J’y ai participé et j’ai assisté à des scènes incroyables. Tout le monde parle, donne son avis. Parfois, il apparaît clairement, par exemple, que le médicament n’a aucun intérêt. Puis on vote secrètement et là, surprise : le médicament est accepté ! J’ai vécu ça plusieurs fois avant de démissionner de cette commission d’autorisation de mise sur le marché. Et quand, par hasard, on avait réussi à dire non, 15 jours après, au Journal Officiel, on découvrait que le ministre avait autorisé la mise sur le marché. Il faut donc des experts indépendants, responsables et que le ministre ne puisse pas revenir sur leur décision.
Après avoir longuement discuté avec le ministre de la santé de l’époque (Xavier Bertrand), j’ai réussi à le convaincre. Mais ça n’a jamais pu être mis en place, il y a eu des levées de boucliers et il y aurait laissé son fauteuil de ministre.
Avant de prescrire des médicaments, ne faudrait-il pas penser à des mesures de bon sens comme l’alimentation et l’activité physique ?
C’est un vrai sujet. Dans la formation des médecins, le mot nutrition n’est pas prononcé. Aucun étudiant en fin d’études n’a la moindre idée de ce qu’est l’alimentation ou les différents types d’aliments. De la même façon, l’exercice physique n’y est pas du tout abordé. J’ai été le doyen de la faculté de médecine et je n’ai pas pu changer les programmes. La rigidité des programmes stérilise tout désir de donner de soi-même. On impose des cadres rigides, on laisse de côté la moitié des savoirs nécessaires et, de l’autre, on met des réponses toutes faites.
Au final qu’est-ce qui pourrait mettre fin à la corruption ?

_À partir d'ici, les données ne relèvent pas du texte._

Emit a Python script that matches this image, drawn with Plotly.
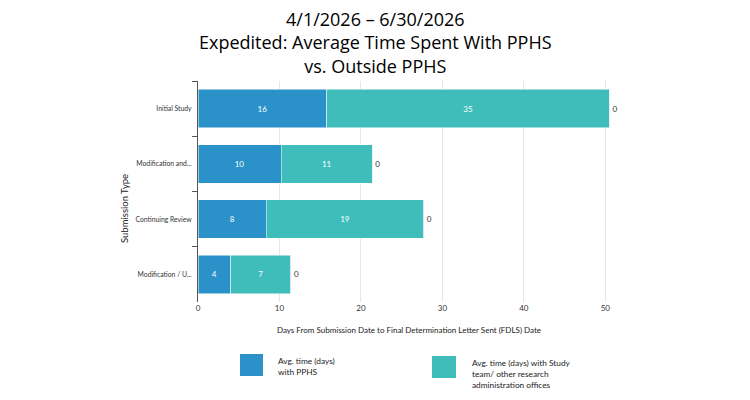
import plotly.graph_objects as go

# Data
categories   = ["Initial Study", "Modification and...", "Continuing Review", "Modification / U..."]
pphs_days    = [15.8, 10.2, 8.4, 4.0]
outside_days = [34.7, 11.2, 19.3, 7.4]
other_days   = [0, 0, 0, 0]

series_names = [
    "Avg. time (days)<br>with PPHS",
    "Avg. time (days) with Study<br>team/ other research<br>administration offices",
]
colors = ["#2a92c9", "#3ebdba"]

title_text = "4/1/2026 – 6/30/2026<br>Expedited: Average Time Spent With PPHS<br>vs. Outside PPHS"
x_title = "Days From Submission Date to Final Determination Letter Sent (FDLS) Date"
y_title = "Submission Type"

# page body adds an 8px offset, so layout pixels = screen pixels - 8
OFF = 8
plot_l, plot_w, plot_b, plot_h = 198 - OFF, 422, 302 - OFF, 221

fig = go.Figure()

# Stacked bars, value labels inside
for vals, name, color in zip([pphs_days, outside_days], series_names, colors):
    fig.add_trace(go.Bar(
        y=categories, x=vals, name=name, orientation="h",
        marker=dict(color=color, line=dict(color="white", width=0.5)),
        texttemplate="%{x:.0f}", textposition="inside",
        insidetextanchor="middle",
        textfont=dict(color="white", size=8, family="Lato"),
        showlegend=False,
    ))

# Zero-length segment at the end of each bar, shows the "0" label
fig.add_trace(go.Bar(
    y=categories, x=other_days, orientation="h",
    marker=dict(color="#888888"),
    texttemplate="%{x:.0f}", textposition="outside",
    textfont=dict(color="#333333", size=8, family="Lato"),
    cliponaxis=False, showlegend=False,
))

fig.update_layout(
    barmode="stack",
    bargap=0.3,
    width=750, height=400,
    margin=dict(l=plot_l, r=750 - plot_l - plot_w, t=plot_b - plot_h,
                b=400 - plot_b),
    plot_bgcolor="white", paper_bgcolor="white",
    font=dict(family="Lato", color="#333333"),
    uniformtext=dict(minsize=8, mode="show"),
)

fig.update_xaxes(
    range=[0, 51.8], dtick=10, showgrid=True, gridcolor="#e6e6e6",
    zeroline=False, showline=False, ticks="", automargin=False,
    tickfont=dict(size=8, color="#333333"),
    title=dict(text=x_title, font=dict(size=8, color="#222222")),
)
fig.update_yaxes(
    autorange="reversed", showline=True, linecolor="#555555", linewidth=1,
    ticks="outside", ticklen=5, tickcolor="#555555", tickson="boundaries",
    ticklabelstandoff=4,
    automargin=False, tickfont=dict(size=6.8, color="#333333"),
)

def px_x(px):
    return (px - OFF - plot_l) / plot_w
def px_y(py):
    return (plot_b - (py - OFF)) / plot_h

# Title and y-axis title as annotations
fig.add_annotation(xref="paper", yref="paper", x=px_x(375), y=px_y(5),
                   text=title_text, showarrow=False, xanchor="center", yanchor="top",
                   font=dict(family="Open Sans", size=18, color="black"))
fig.add_annotation(xref="paper", yref="paper", x=px_x(124), y=px_y(209),
                   text=y_title, showarrow=False, textangle=-90,
                   xanchor="center", yanchor="middle",
                   font=dict(size=9.5, color="#222222"))

# Legend drawn as big square swatches with text beside them
swatches = [(240, 263, 354, 376, 276), (432, 456, 356, 378, 470)]
for (x0, x1, y0, y1, tx), name, color in zip(swatches, series_names, colors):
    fig.add_shape(type="rect", xref="paper", yref="paper",
                  x0=px_x(x0), x1=px_x(x1), y0=px_y(y1), y1=px_y(y0),
                  fillcolor=color, line=dict(color=color, width=0))
    fig.add_annotation(xref="paper", yref="paper", x=px_x(tx), y=px_y(y0),
                       text=name, showarrow=False, xanchor="left", yanchor="top",
                       align="left", font=dict(size=8.3, color="#222222"))

fig.write_html("out.html")
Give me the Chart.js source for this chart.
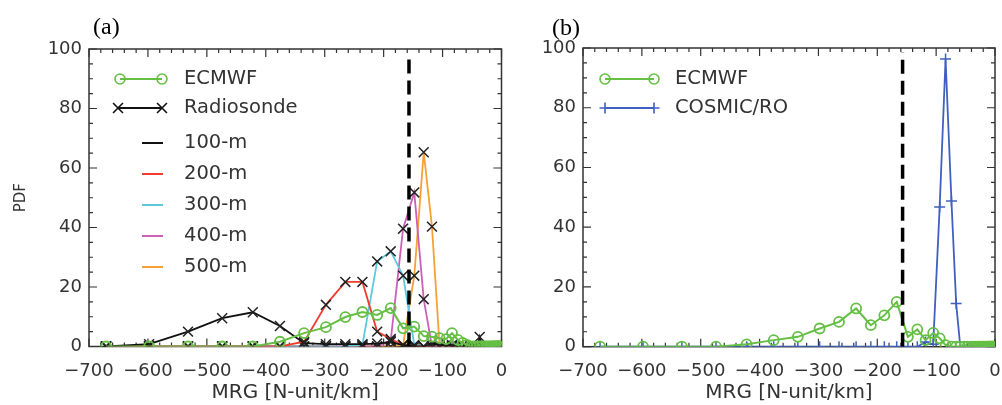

L’information et la prise de conscience du public, avec, malheureusement, un scandale de santé publique. À chaque fois qu’il y a un scandale, les gens réalisent un peu plus comment fonctionne le système. J’attends le prochain…
À LIRE
Crédulité et corruption des médecins : stop aux statines et autres dangers, du Pr Philippe Even. Éditions Le Cherche-Midi (paru le 4 juin 2015).
Notes :
(1) : pharmacien, lanceur d’alerte.
(2) : médecin, lanceur d’alerte.
(3) : médecin, président du Formindep, association pour l’indépendance de la formation médicale.
(4) : Philippe Even est ancien Doyen de la faculté de médecine Necker, actuel président de l’Institut Necker et notamment le co-auteur du Guide des 4000 médicaments utiles, inutiles ou dangereux, Ed. Le Cherche Midi.